MİLLİ KÜLTÜR VE MİLLİ EKONOMİ EL ELE
Bir kere mütevaziliğinizi ve mantığınızı kaybettiğiniz zaman, yirmi bin sene önce mağarada yaşayan atalarımızdan bile geri hallere düşmek çok kolay oluyor. “En güzeli, en büyüğü, en kıymetlisi, en gösterişlisi, en tantanalisi” gibi “en”lerle başlayan sıfatlara bir kez dadanmaya görün, gittikçe dibe düşülen bir çukurdan aşağıya doğru hızla yol alırsınız. Bu, hem kişisel hem de millet bazında aynıdır. Ve maalesef, memleketimizin hemen her köşesini sarmış “bireycilik ve materyalizm” salgını ile, artık geri dönülemeyecek bir milli karakter bozukluğuna doğru yol almaktayız.
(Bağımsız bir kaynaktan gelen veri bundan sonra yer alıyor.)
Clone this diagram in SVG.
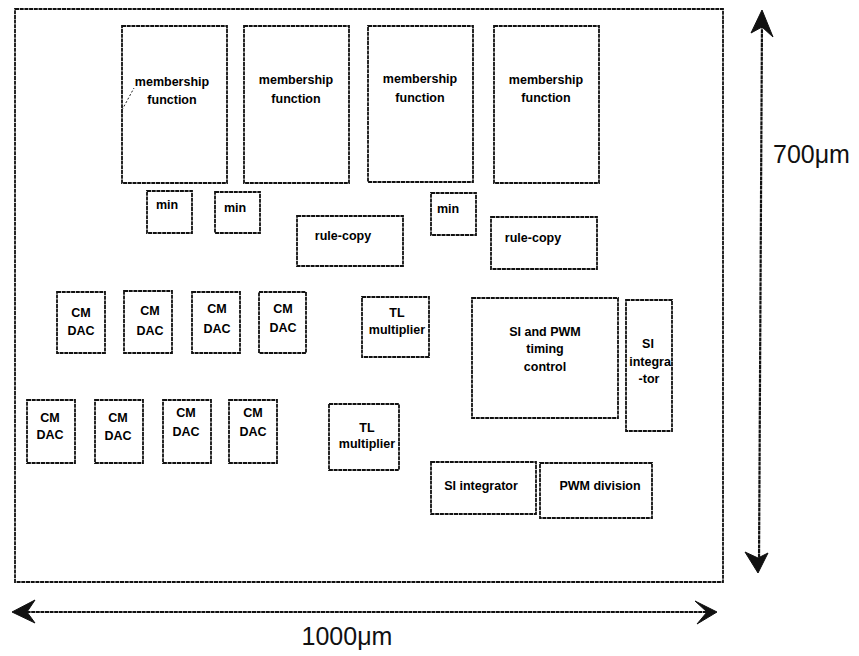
<svg xmlns="http://www.w3.org/2000/svg" width="859" height="656" viewBox="0 0 859 656">
<style>
.blk{fill:none;stroke:#111;stroke-width:1.8;stroke-dasharray:4 0.7}
.lbl{font-family:"Liberation Sans",Arial,sans-serif;font-weight:bold;font-size:12.5px;fill:#000;text-anchor:middle}
.dim{font-family:"Liberation Sans",Arial,sans-serif;font-size:25px;fill:#111}
.arr{stroke:#111;stroke-width:2.2;fill:none;stroke-dasharray:4 0.6}
.head{fill:#111;stroke:#111;stroke-width:1;stroke-linejoin:round}
</style>
<rect width="859" height="656" fill="#fff"/>
<g id="chip"><rect class="blk" x="15" y="9" width="708" height="573"/></g>

<g id="mf1"><rect class="blk" x="122" y="26" width="105" height="157"/>
<line x1="122" y1="110" x2="134" y2="88" stroke="#222" stroke-width="1" stroke-dasharray="2 2"/>
<text class="lbl" x="172" y="86">membership</text><text class="lbl" x="172" y="104">function</text></g>
<g id="mf2"><rect class="blk" x="244" y="26" width="105" height="157"/>
<text class="lbl" x="296" y="84">membership</text><text class="lbl" x="296" y="103">function</text></g>
<g id="mf3"><rect class="blk" x="368" y="26" width="105" height="156"/>
<text class="lbl" x="420" y="83">membership</text><text class="lbl" x="420" y="102">function</text></g>
<g id="mf4"><rect class="blk" x="494" y="26" width="105" height="157"/>
<text class="lbl" x="546" y="84">membership</text><text class="lbl" x="546" y="102">function</text></g>

<g id="min1"><rect class="blk" x="147" y="191" width="45" height="42"/><text class="lbl" x="167" y="209">min</text></g>
<g id="min2"><rect class="blk" x="215" y="192" width="45" height="41"/><text class="lbl" x="235" y="212">min</text></g>
<g id="min3"><rect class="blk" x="431" y="193" width="45" height="42"/><text class="lbl" x="448" y="213">min</text></g>
<g id="rulecopy1"><rect class="blk" x="297" y="216" width="106" height="50"/><text class="lbl" x="343" y="240">rule-copy</text></g>
<g id="rulecopy2"><rect class="blk" x="491" y="217" width="106" height="52"/><text class="lbl" x="533" y="242">rule-copy</text></g>

<g id="dac1"><rect class="blk" x="57" y="292" width="48" height="61"/><text class="lbl" x="81" y="317">CM</text><text class="lbl" x="81" y="335">DAC</text></g>
<g id="dac2"><rect class="blk" x="124" y="291" width="48" height="62"/><text class="lbl" x="150" y="315">CM</text><text class="lbl" x="150" y="335">DAC</text></g>
<g id="dac3"><rect class="blk" x="192" y="292" width="48" height="61"/><text class="lbl" x="217" y="313">CM</text><text class="lbl" x="217" y="333">DAC</text></g>
<g id="dac4"><rect class="blk" x="259" y="292" width="47" height="61"/><text class="lbl" x="283" y="313">CM</text><text class="lbl" x="283" y="332">DAC</text></g>
<g id="tl1"><rect class="blk" x="362" y="297" width="67" height="60"/><text class="lbl" x="397" y="317">TL</text><text class="lbl" x="397" y="334">multiplier</text></g>

<g id="dac5"><rect class="blk" x="27" y="400" width="48" height="63"/><text class="lbl" x="50" y="422">CM</text><text class="lbl" x="50" y="439">DAC</text></g>
<g id="dac6"><rect class="blk" x="95" y="400" width="48" height="63"/><text class="lbl" x="118" y="422">CM</text><text class="lbl" x="118" y="440">DAC</text></g>
<g id="dac7"><rect class="blk" x="163" y="400" width="48" height="63"/><text class="lbl" x="186" y="417">CM</text><text class="lbl" x="186" y="436">DAC</text></g>
<g id="dac8"><rect class="blk" x="229" y="400" width="48" height="63"/><text class="lbl" x="253" y="417">CM</text><text class="lbl" x="253" y="436">DAC</text></g>
<g id="tl2"><rect class="blk" x="329" y="404" width="70" height="66"/><text class="lbl" x="367" y="432">TL</text><text class="lbl" x="367" y="448">multiplier</text></g>

<g id="timing"><rect class="blk" x="472" y="298" width="146" height="120"/>
<text class="lbl" x="545" y="336">SI and PWM</text><text class="lbl" x="545" y="353">timing</text><text class="lbl" x="545" y="371">control</text></g>
<g id="siint1"><rect class="blk" x="626" y="300" width="46" height="131"/>
<text class="lbl" x="648" y="348">SI</text><text class="lbl" x="650" y="366">integra</text><text class="lbl" x="649" y="383">-tor</text></g>
<g id="siint2"><rect class="blk" x="431" y="462" width="105" height="52"/><text class="lbl" x="481" y="490">SI integrator</text></g>
<g id="pwmdiv"><rect class="blk" x="540" y="463" width="112" height="55"/><text class="lbl" x="600" y="490">PWM division</text></g>

<g id="connectors">
<line class="arr" x1="762" y1="20" x2="759" y2="565"/>
<polygon class="head" points="762,10 773,37 762,27 751,33"/>
<polygon class="head" points="758,573 745,552 758,558 768,553"/>
<line class="arr" x1="22" y1="612" x2="708" y2="612"/>
<polygon class="head" points="12,612 35,600 27,612 35,623"/>
<polygon class="head" points="717,612 695,601 707,612 697,624"/>
</g>
<g id="dimensions">
<text class="dim" x="773" y="163">700μm</text>
<text class="dim" x="347" y="645" text-anchor="middle">1000μm</text>
</g>
</svg>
Burada, sadece otomobil sektörü konusunda, İran’a yaptığımız ziyaretin izlenimlerini anlatmaya ve kendi ülkemizle karşılaştırmaya çalıştık. Elbette Mülkiye’de eğitilmiş bir ekonomist olarak, gözlemlerimiz uydurma hayaller veya olmayacak arzular temelinde değil, birbirine çok benzeyen iki komşu ülkenin, gerçekçi bir karşılaştırmasına dayanmakta. Aslına bakarsanız milli kültür ve milli ekonomi mutlaka el ele gitmesi gereken iki ayrı tarafı olmakta, bir milletin bekasının. Çünkü bir ülke insanının milli karakteri, onun yaşamın her alanında alacağı kararların, yapacağı tercihlerin ve yaşayacağı günlük hayatın kalitesini belirleyecektir. Bu, kullandığınız otomobilde de, giydiğiniz (ya da giymediğiniz) giysilerde de kendisini gösterecektir.